SIEGEL: I want to ask you about something you said a couple of years ago, after making "The Chronicles of Narnia," when you were talking about - which we'd really like to see happen in the movie business - or maybe you wouldn't like to see it called a movie business, but you said you'd like to see distributors with - it's an odd phrase - the kamikaze vision that spreads the long and broad view. The kamikaze vision.

Ms. SWINTON: Well, you know, the idea of art making profit and the idea of making art in order that it made profit and not making art if it looks like it's not going to make profit is anathema to me. It feels really like the wrong conversation to be having. And the really crucial people in the chain are the distributors because they are the ones who get the films out there for people to see and for people to build up their taste and for people to want more of that kind of film. And they do have to have a kind of kamikaze spirit. They have to have a kind of gambler's spirit. They have to be prepared to lose.

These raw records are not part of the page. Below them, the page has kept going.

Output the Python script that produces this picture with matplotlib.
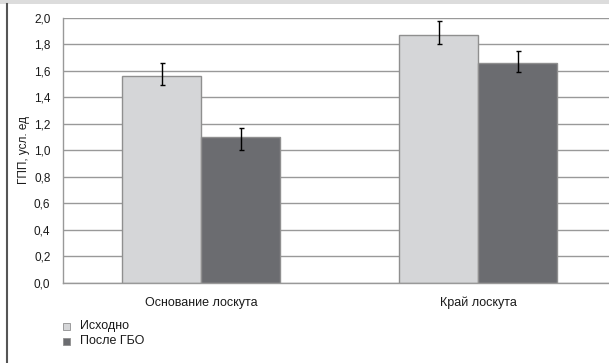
import numpy as np
import matplotlib.pyplot as plt
from matplotlib.patches import Rectangle
from matplotlib.lines import Line2D

plt.rcParams["font.family"] = ["Liberation Sans", "DejaVu Sans"]

categories = ["Основание лоскута", "Край лоскута"]
series = ["Исходно", "После ГБО"]
before = [1.56, 1.87]
after = [1.10, 1.66]
before_lo = [0.07, 0.07]
before_hi = [0.10, 0.10]
after_lo = [0.10, 0.07]
after_hi = [0.065, 0.09]
yticks = [0.0, 0.2, 0.4, 0.6, 0.8, 1.0, 1.2, 1.4, 1.6, 1.8, 2.0]

W, H = 609, 363
fig = plt.figure(figsize=(W / 100, H / 100), dpi=100)
ax = fig.add_axes([63 / W, (H - 283) / H, 1 - 63 / W, 265.5 / H])

x = np.arange(len(categories))
bw = 0.285
ax.bar(x - bw / 2, before, bw, color="#d5d6d8", edgecolor="#8f8f8f", linewidth=1, zorder=2)
ax.bar(x + bw / 2, after, bw, color="#6b6c70", edgecolor="#8f8f8f", linewidth=1, zorder=2)
ax.errorbar(x - bw / 2, before, yerr=[before_lo, before_hi], fmt="none",
            ecolor="black", elinewidth=1, capsize=1.8, capthick=1, zorder=3)
ax.errorbar(x + bw / 2, after, yerr=[after_lo, after_hi], fmt="none",
            ecolor="black", elinewidth=1, capsize=1.8, capthick=1, zorder=3)

ax.set_xlim(-0.5, 1.473)
ax.set_ylim(0, 2.0)
ax.set_yticks(yticks, labels=[f"{v:.1f}".replace(".", ",") for v in yticks])
ax.set_xticks(x, labels=categories)
ax.tick_params(axis="y", length=0, pad=9, labelsize=8.5, colors="#1a1a1a")
ax.tick_params(axis="x", length=0, pad=10, labelsize=9, colors="#1a1a1a")
ax.yaxis.grid(True, color="#999999", linewidth=1, zorder=0)
ax.set_axisbelow(True)
for s in ["top", "right"]:
    ax.spines[s].set_visible(False)
for s in ["left", "bottom"]:
    ax.spines[s].set_color("#999999")
    ax.spines[s].set_linewidth(1)
ax.set_ylabel("ГПП, усл. ед", fontsize=8.5, color="#1a1a1a", labelpad=3)

# header band and left frame line
fig.patches.append(Rectangle((0, (H - 3.5) / H), 1, 3.5 / H, transform=fig.transFigure,
                             facecolor="#dcdcdc", edgecolor="none"))
fig.lines.append(Line2D([7 / W, 7 / W], [0, (H - 3.5) / H], transform=fig.transFigure,
                        color="#555555", linewidth=1.5))

# legend drawn by hand at the lower left
for i, (name, col) in enumerate(zip(series, ["#d5d6d8", "#6b6c70"])):
    yc = 326.5 + i * 15
    fig.patches.append(Rectangle((63 / W, (H - yc - 3.5) / H), 6.5 / W, 7 / H,
                                 transform=fig.transFigure, facecolor=col,
                                 edgecolor="#8f8f8f", linewidth=0.6))
    fig.text(80 / W, (H - yc) / H, name, fontsize=9, va="center", color="#1a1a1a")

fig.savefig("out.png", dpi=100)
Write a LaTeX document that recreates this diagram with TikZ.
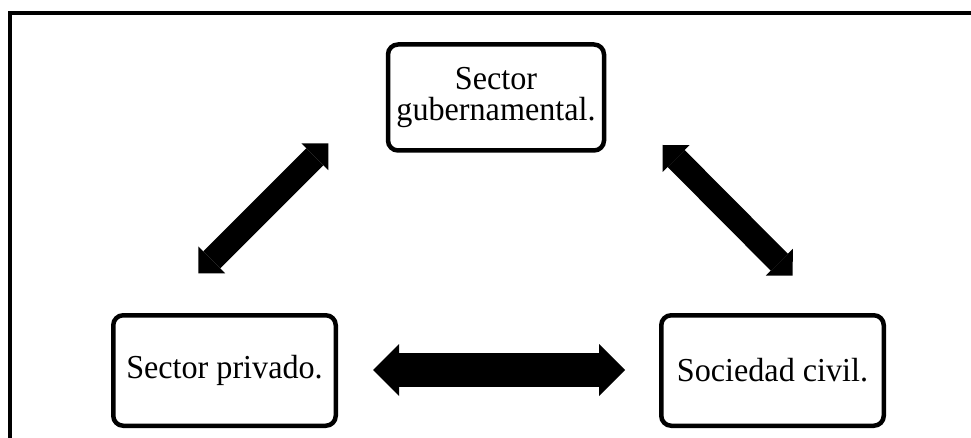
\documentclass[tikz,border=0pt]{standalone}
\usepackage{fontspec}
\setmainfont[FakeStretch=0.96]{Liberation Serif}
\usetikzlibrary{arrows.meta}
\begin{document}
\begin{tikzpicture}[x=1pt,y=1pt,
  boxnode/.style={draw=black, line width=4.5pt, rounded corners=10pt, fill=white,
    align=center, inner sep=0pt, font=\fontsize{33.5}{31}\selectfont},
  bigarrow/.style={line width=34pt, {Triangle[width=52pt,length=26pt,line width=0pt]}-{Triangle[width=52pt,length=26pt,line width=0pt]}},
  diagarrow/.style={line width=24pt, {Triangle[width=38pt,length=19pt,line width=0pt]}-{Triangle[width=38pt,length=19pt,line width=0pt]}}
]
\useasboundingbox (0,0) rectangle (971,437);
\clip (0,0) rectangle (971,437);
\fill[white] (0,0) rectangle (971,437);
\draw[line width=4pt] (9.5,-20) -- (9.5,424) -- (1000,424);

\node[boxnode, minimum width=216pt, minimum height=106pt] (gov) at (496,339.5) {Sector\\gubernamental.};
\node[boxnode, minimum width=222.5pt, minimum height=110.5pt] (priv) at (224.5,66.5) {Sector privado.};
\node[boxnode, minimum width=222.5pt, minimum height=110.5pt] (soc) at (772.5,66.5) {Sociedad civil.};

\coordinate (h1) at (373,67);
\coordinate (h2) at (625,67);
\coordinate (l1) at (198.3,163.7);
\coordinate (l2) at (328.3,293.7);
\coordinate (r1) at (662.7,292);
\coordinate (r2) at (792.7,161.3);

\draw[bigarrow] (h1) -- (h2);
\draw[diagarrow] (l1) -- (l2);
\draw[diagarrow] (r1) -- (r2);
\end{tikzpicture}
\end{document}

And the idea of the opening weekend being the criterion for little films that may have nobody you've ever seen in before, maybe by a filmmaker you've never heard of, whose name you can't pronounce, maybe in a language you've never heard of — the idea of projecting the pressure of having a fantastic opening weekend onto a film like that is just death to cinema and death for the audience. Because it means then that they're only left with the most straightforward, roadside cafe menu of product.

SIEGEL: Well, Tilda Swinton, thank you very much for your time with us today.

Ms. SWINTON: Thank you very much, Robert.

SIEGEL: Tilda Swinton's latest project is the documentary "Derek," about her friend, the filmmaker Derek Jarman. The movie is showing at the Sundance Film Festival, which begins today.